- Born: 18 November 1970 (age 55) Dendermonde, Belgium
- Education: Antwerp Institute of Ballet
- Occupations: ballet dancer; ballet master;
- Career
- Current group: Les Ballets de Monte Carlo
- Former groups: Royal Ballet of Flanders

= Bernice Coppieters =

Belgian ballet dancer

Bernice Coppieters (born 18 November 1970) is a Belgian retired ballet dancer and ballet master. She danced as an étoile at Les Ballets de Monte Carlo and is a long time collaborator of Jean-Christophe Maillot. She is now the principal ballet master at the company and has staged Maillot's productions worldwide.

==Biography==
Born in Dendermonde, Belgium, Coppieters started training at the Antwerp Institute of Ballet in 1980. She join Royal Ballet of Flanders, where she became a soloist. She joined the Ballets de Monte-Carlo in 1991, and began a creative relationship with Jean-Christophe Maillot, which lasted almost 30 years.
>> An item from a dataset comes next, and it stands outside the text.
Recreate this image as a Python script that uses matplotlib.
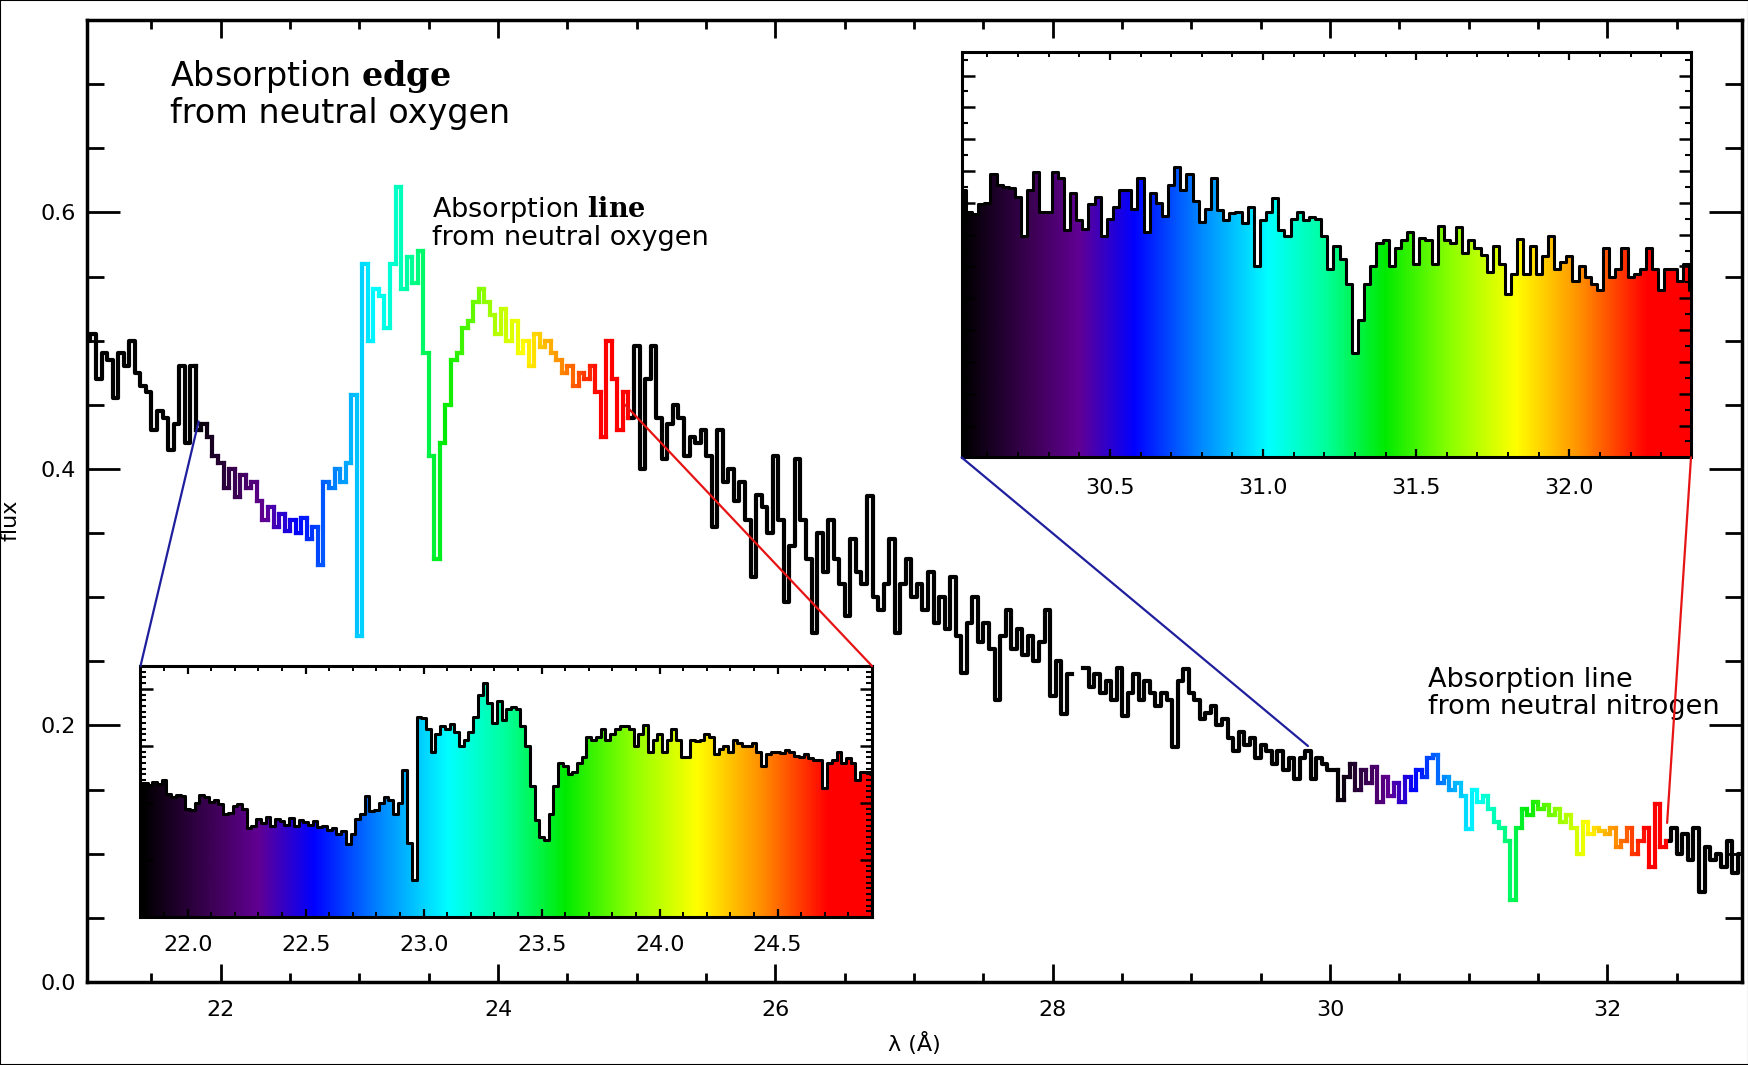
import numpy as np
import matplotlib
matplotlib.use('Agg')
import matplotlib.pyplot as plt
from matplotlib.colors import LinearSegmentedColormap
from matplotlib.collections import LineCollection
from matplotlib.patches import Polygon, Rectangle, ConnectionPatch
from matplotlib.ticker import MultipleLocator, FormatStrFormatter

plt.rcParams['font.family'] = ['DejaVu Sans']
plt.rcParams['mathtext.fontset'] = 'dejavuserif'

# ---------------- data ----------------
main_start = 21.04      # Angstrom, first bin centre
main_step = 0.04
main_flux = [
    0.50, 0.505, 0.47, 0.49, 0.485, 0.455, 0.49, 0.48, 0.50, 0.475,
    0.465, 0.46, 0.43, 0.445, 0.44, 0.415, 0.435, 0.48, 0.42, 0.48,
    0.43, 0.435, 0.425, 0.41, 0.405, 0.385, 0.40, 0.378, 0.395, 0.385,
    0.39, 0.375, 0.36, 0.37, 0.355, 0.365, 0.352, 0.36, 0.35, 0.362,
    0.345, 0.355, 0.325, 0.39, 0.385, 0.40, 0.39, 0.405, 0.458, 0.27,
    0.56, 0.50, 0.54, 0.535, 0.51, 0.56, 0.62, 0.54, 0.565, 0.545,
    0.57, 0.49, 0.41, 0.33, 0.42, 0.45, 0.485, 0.49, 0.51, 0.515,
    0.53, 0.54, 0.53, 0.52, 0.505, 0.525, 0.50, 0.515, 0.49, 0.50,
    0.48, 0.505, 0.495, 0.50, 0.49, 0.485, 0.475, 0.48, 0.465, 0.475,
    0.47, 0.48, 0.46, 0.425, 0.50, 0.47, 0.43, 0.46, 0.44, 0.496,
    0.40, 0.47, 0.496, 0.44, 0.408, 0.435, 0.45, 0.44, 0.41, 0.425,
    0.42, 0.43, 0.41, 0.355, 0.43, 0.39, 0.40, 0.375, 0.39, 0.36,
    0.316, 0.38, 0.37, 0.35, 0.41, 0.36, 0.296, 0.34, 0.408, 0.36,
    0.33, 0.272, 0.35, 0.32, 0.36, 0.33, 0.31, 0.285, 0.345, 0.32,
    0.31, 0.379, 0.30, 0.29, 0.31, 0.345, 0.272, 0.31, 0.33, 0.30,
    0.31, 0.29, 0.32, 0.28, 0.30, 0.275, 0.316, 0.27, 0.241, 0.28,
    0.30, 0.265, 0.28, 0.26, 0.22, 0.27, 0.29, 0.26, 0.275, 0.255,
    0.27, 0.25, 0.265, 0.29, 0.223, 0.25, 0.209, 0.24, np.nan, np.nan,
    0.245, 0.23, 0.24, 0.225, 0.235, 0.22, 0.245, 0.207, 0.225, 0.24,
    0.22, 0.235, 0.225, 0.215, 0.225, 0.22, 0.183, 0.235, 0.244, 0.225,
    0.22, 0.205, 0.21, 0.215, 0.20, 0.205, 0.19, 0.18, 0.195, 0.185,
    0.19, 0.175, 0.185, 0.18, 0.17, 0.18, 0.165, 0.175, 0.158, 0.175,
    0.18, 0.158, 0.175, 0.17, 0.165, 0.165, 0.142, 0.16, 0.17, 0.15,
    0.165, 0.155, 0.168, 0.14, 0.16, 0.145, 0.155, 0.14, 0.16, 0.15,
    0.165, 0.16, 0.175, 0.177, 0.155, 0.16, 0.15, 0.155, 0.145, 0.119,
    0.15, 0.14, 0.145, 0.135, 0.125, 0.12, 0.11, 0.064, 0.12, 0.135,
    0.13, 0.14, 0.135, 0.138, 0.13, 0.135, 0.125, 0.13, 0.12, 0.10,
    0.125, 0.115, 0.12, 0.118, 0.115, 0.12, 0.105, 0.11, 0.12, 0.10,
    0.11, 0.12, 0.09, 0.139, 0.105, 0.11, 0.12, 0.10, 0.115, 0.095,
    0.12, 0.07, 0.105, 0.095, 0.10, 0.09, 0.11, 0.085, 0.10,
]

inset1_start = 21.80
inset1_step = 0.02
inset1_flux = [
    0.435, 0.435, 0.432, 0.436, 0.434, 0.44, 0.415, 0.41, 0.414, 0.412,
    0.39, 0.388, 0.40, 0.414, 0.41, 0.402, 0.405, 0.398, 0.38, 0.382,
    0.395, 0.398, 0.39, 0.356, 0.36, 0.372, 0.365, 0.375, 0.36, 0.372,
    0.368, 0.362, 0.374, 0.36, 0.37, 0.366, 0.362, 0.368, 0.358, 0.36,
    0.352, 0.356, 0.345, 0.35, 0.328, 0.345, 0.372, 0.38, 0.412, 0.386,
    0.388, 0.40, 0.41, 0.405, 0.38, 0.40, 0.457, 0.33, 0.264, 0.55,
    0.548, 0.53, 0.49, 0.52, 0.535, 0.53, 0.538, 0.525, 0.50, 0.51,
    0.525, 0.55, 0.59, 0.61, 0.575, 0.54, 0.578, 0.545, 0.565, 0.568,
    0.565, 0.535, 0.50, 0.43, 0.37, 0.34, 0.335, 0.38, 0.43, 0.47,
    0.465, 0.45, 0.455, 0.47, 0.48, 0.515, 0.51, 0.515, 0.53, 0.51,
    0.52, 0.53, 0.535, 0.535, 0.53, 0.50, 0.52, 0.537, 0.49, 0.51,
    0.52, 0.49, 0.51, 0.53, 0.51, 0.48, 0.48, 0.51, 0.508, 0.51,
    0.52, 0.515, 0.485, 0.495, 0.50, 0.49, 0.51, 0.505, 0.50, 0.50,
    0.505, 0.49, 0.465, 0.485, 0.49, 0.49, 0.488, 0.492, 0.49, 0.482,
    0.48, 0.485, 0.478, 0.476, 0.475, 0.426, 0.47, 0.475, 0.49, 0.47,
    0.478, 0.47, 0.44, 0.455, 0.455, 0.45,
]

inset2_start = 30.02
inset2_step = 0.02
inset2_flux = [
    0.185, 0.17, 0.168, 0.175, 0.176, 0.196, 0.188, 0.187, 0.186, 0.18,
    0.153, 0.185, 0.197, 0.17, 0.17, 0.197, 0.193, 0.157, 0.183, 0.164,
    0.158, 0.175, 0.18, 0.153, 0.165, 0.173, 0.185, 0.185, 0.172, 0.193,
    0.156, 0.183, 0.176, 0.167, 0.188, 0.201, 0.185, 0.196, 0.177, 0.163,
    0.172, 0.193, 0.171, 0.164, 0.169, 0.17, 0.162, 0.173, 0.132, 0.164,
    0.17, 0.179, 0.157, 0.153, 0.165, 0.17, 0.164, 0.166, 0.165, 0.153,
    0.13, 0.146, 0.137, 0.12, 0.072, 0.095, 0.12, 0.132, 0.148, 0.15,
    0.132, 0.145, 0.15, 0.156, 0.134, 0.152, 0.15, 0.134, 0.16, 0.15,
    0.148, 0.159, 0.141, 0.15, 0.145, 0.14, 0.128, 0.146, 0.134, 0.113,
    0.127, 0.151, 0.127, 0.146, 0.127, 0.139, 0.153, 0.13, 0.135, 0.139,
    0.122, 0.132, 0.125, 0.12, 0.116, 0.145, 0.125, 0.13, 0.145, 0.125,
    0.127, 0.13, 0.145, 0.13, 0.116, 0.13, 0.13, 0.122, 0.134, 0.116,
]

colored_ranges = [(21.82, 24.93), (30.05, 32.43)]
inset_xlims = [(21.80, 24.90), (30.016, 32.397)]
inset_ylims = [(0.20, 0.64), (0.0, 0.28)]
# points on the main spectrum where the zoom connectors start
connector_left = [(21.84, 0.437), (29.84, 0.184)]
connector_right = [(24.915, 0.45), (32.43, 0.124)]

main_xticks = [22, 24, 26, 28, 30, 32]
main_yticks = [0.0, 0.2, 0.4, 0.6]

# IDL-like rainbow colour table
cmap = LinearSegmentedColormap.from_list('idl_rainbow', [
    (0.00, (0.0, 0.0, 0.0)),
    (0.10, (0.25, 0.0, 0.35)),
    (0.16, (0.38, 0.0, 0.58)),
    (0.235, (0.0, 0.0, 1.0)),
    (0.33, (0.0, 0.55, 1.0)),
    (0.42, (0.0, 1.0, 1.0)),
    (0.50, (0.0, 1.0, 0.6)),
    (0.58, (0.0, 0.92, 0.0)),
    (0.67, (0.55, 1.0, 0.0)),
    (0.76, (1.0, 1.0, 0.0)),
    (0.85, (1.0, 0.55, 0.0)),
    (0.94, (1.0, 0.0, 0.0)),
    (1.00, (1.0, 0.0, 0.0)),
])


def step_xy(x, y, dx):
    edges = np.concatenate([x - dx / 2, [x[-1] + dx / 2]])
    xs = np.repeat(edges, 2)[1:-1]
    ys = np.repeat(y, 2)
    return xs, ys


W, H = 1749, 1065


def rect(l, t, r, b):
    return [l / W, 1 - b / H, (r - l) / W, (b - t) / H]


fig = plt.figure(figsize=(W / 100, H / 100), dpi=100)
fig.patches.append(Rectangle((0, 0), 1, 1, transform=fig.transFigure,
                             fill=False, edgecolor='black', lw=1.5))

ax = fig.add_axes(rect(87, 20, 1742, 982))
wl = main_start + main_step * np.arange(len(main_flux))
flux = np.array(main_flux, dtype=float)
xs, ys = step_xy(wl, flux, main_step)
ys_black = ys.copy()
LW = 3.0
for c0, c1 in colored_ranges:
    idx = np.where((wl >= c0) & (wl <= c1))[0]
    i0, i1 = idx[0], idx[-1]
    ys_black[2 * i0:2 * i1 + 2] = np.nan
    sx = xs[2 * i0 - 1:2 * i1 + 3]
    sy = ys[2 * i0 - 1:2 * i1 + 3]
    pts = np.column_stack([sx, sy])
    segs = np.stack([pts[:-1], pts[1:]], axis=1)
    mids = (sx[:-1] + sx[1:]) / 2
    cols = cmap(np.clip((mids - c0) / (c1 - c0), 0, 1))
    ax.add_collection(LineCollection(segs, colors=cols, linewidths=LW,
                                     capstyle='projecting', zorder=3))
ax.plot(xs, ys_black, color='black', lw=LW, zorder=2)

ax.set_xlim(21.035, 32.97)
ax.set_ylim(0.0, 0.75)
ax.set_xticks(main_xticks)
ax.set_yticks(main_yticks)
ax.xaxis.set_major_formatter(FormatStrFormatter('%d'))
ax.yaxis.set_major_formatter(FormatStrFormatter('%.1f'))
ax.xaxis.set_minor_locator(MultipleLocator(0.5))
ax.yaxis.set_minor_locator(MultipleLocator(0.05))
for s in ax.spines.values():
    s.set_linewidth(2.5)
ax.tick_params(which='both', direction='in', top=True, right=True, width=2,
               labelsize=16)
ax.tick_params(axis='x', which='major', length=13, pad=13)
ax.tick_params(axis='x', which='minor', length=6.5)
ax.tick_params(axis='y', which='major', length=24, pad=8)
ax.tick_params(axis='y', which='minor', length=12)
ax.set_xlabel('λ (Å)', fontsize=16)
ax.set_ylabel('flux', fontsize=16)
ax.xaxis.set_label_coords(0.5, -0.052)
ax.yaxis.set_label_coords(-0.040, 0.48)

ax.text(0.050, 0.960, 'Absorption $\\mathbf{edge}$\nfrom neutral oxygen',
        transform=ax.transAxes, fontsize=24, ha='left', va='top',
        linespacing=1.05)
ax.text(0.2085, 0.819, 'Absorption $\\mathbf{line}$\nfrom neutral oxygen',
        transform=ax.transAxes, fontsize=19.5, ha='left', va='top',
        linespacing=1.0)
ax.text(0.810, 0.327, 'Absorption line\nfrom neutral nitrogen',
        transform=ax.transAxes, fontsize=19.5, ha='left', va='top',
        linespacing=1.05)

inset_rects = [rect(140.5, 666, 872, 917), rect(961.6, 52.4, 1691, 457.4)]
inset_data = [(inset1_start, inset1_step, inset1_flux),
              (inset2_start, inset2_step, inset2_flux)]
inset_xtick_step = [0.5, 0.5]
inset_ymajor = [0.1, 0.022]
inset_yminor = [0.01, 0.011]
inset_pads = [13, 15]
connector_colors = [(0.12, 0.12, 0.62), (0.9, 0.08, 0.08)]
corner_left = [(0, 1), (0, 0)]
corner_right = [(1, 1), (1, 0)]

for k in range(2):
    ia = fig.add_axes(inset_rects[k], zorder=5)
    start, step, vals = inset_data[k]
    x = start + step * np.arange(len(vals))
    ixs, iys = step_xy(x, np.array(vals, dtype=float), step)
    xl, yl = inset_xlims[k], inset_ylims[k]
    grad = np.linspace(0, 1, 512).reshape(1, -1)
    im = ia.imshow(grad, cmap=cmap, extent=[xl[0], xl[1], yl[0], yl[1]],
                   aspect='auto', interpolation='bilinear', zorder=1)
    verts = np.column_stack([np.r_[ixs[0], ixs, ixs[-1]],
                             np.r_[yl[0], iys, yl[0]]])
    poly = Polygon(verts, closed=True, facecolor='none', edgecolor='none',
                   transform=ia.transData)
    ia.add_patch(poly)
    im.set_clip_path(poly)
    ia.plot(ixs, iys, color='black', lw=2.2, zorder=3)
    ia.set_xlim(xl)
    ia.set_ylim(yl)
    ia.xaxis.set_major_locator(MultipleLocator(inset_xtick_step[k]))
    ia.xaxis.set_minor_locator(MultipleLocator(0.1))
    ia.xaxis.set_major_formatter(FormatStrFormatter('%.1f'))
    ia.yaxis.set_major_locator(MultipleLocator(inset_ymajor[k]))
    ia.yaxis.set_minor_locator(MultipleLocator(inset_yminor[k]))
    ia.tick_params(which='both', direction='in', top=True, right=True,
                   labelleft=False, labelsize=16, pad=inset_pads[k])
    ia.tick_params(axis='x', which='major', length=6, width=1.6)
    ia.tick_params(axis='x', which='minor', length=3.5, width=1.4)
    ia.tick_params(axis='y', which='major', length=9, width=1.8)
    ia.tick_params(axis='y', which='minor', length=4.5, width=1.5)
    for s in ia.spines.values():
        s.set_linewidth(2.2)
    for pt, corner, col in ((connector_left[k], corner_left[k], connector_colors[0]),
                            (connector_right[k], corner_right[k], connector_colors[1])):
        con = ConnectionPatch(xyA=pt, coordsA=ax.transData, xyB=corner,
                              coordsB=ia.transAxes, color=col, lw=1.6,
                              zorder=6)
        fig.add_artist(con)

fig.savefig('out.png', dpi=100)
She was named étoile of the company by Caroline, Princess of Hanover in 1995. Coppieters became the principal ballet master in 2015. She has staged Maillot's productions in Sweden, Germany, Austria, South Korea, U.S., Czech Republic and Belgium.

"As a dancer you are an interpreter, you need to give your body like an object to a choreographer and say, 'Voilà, I am yours, do with me as you want.'"

==Created roles by Maillot==
Coppieters originated more than 40 roles in Maillot's productions, including:
- Juliet in Romeo and Juliet
- The Fairy Godmother and Wicked Stepmother in Cinderella
- Meier in the Drosselmeier couple in Casse-Noisette Circus
- Beauty in La Belle
- Titania in Le Songe
- Death in Faust
- Princess Sheherazade in Sheherazade
- Her Majesty the Night in LAC

== Awards and honours ==
- 1988: Prix de Lausanne
- 1995: Appointed Danseuse Etoile of the Ballets de Monte-Carlo by H.R.H. the Princess of Hanover
- 2002: Officier de l'Ordre du Mérite Culturel of the Principality of Monaco
- 2003: Positano "Léonide Massine" Award
- 2005: Étoile of the year award by Premio Danza at Danza
- 2011: Prix Benois de la Danse for the title role in Sheherazade
- 2015: Officer of the Order of Cultural Merit.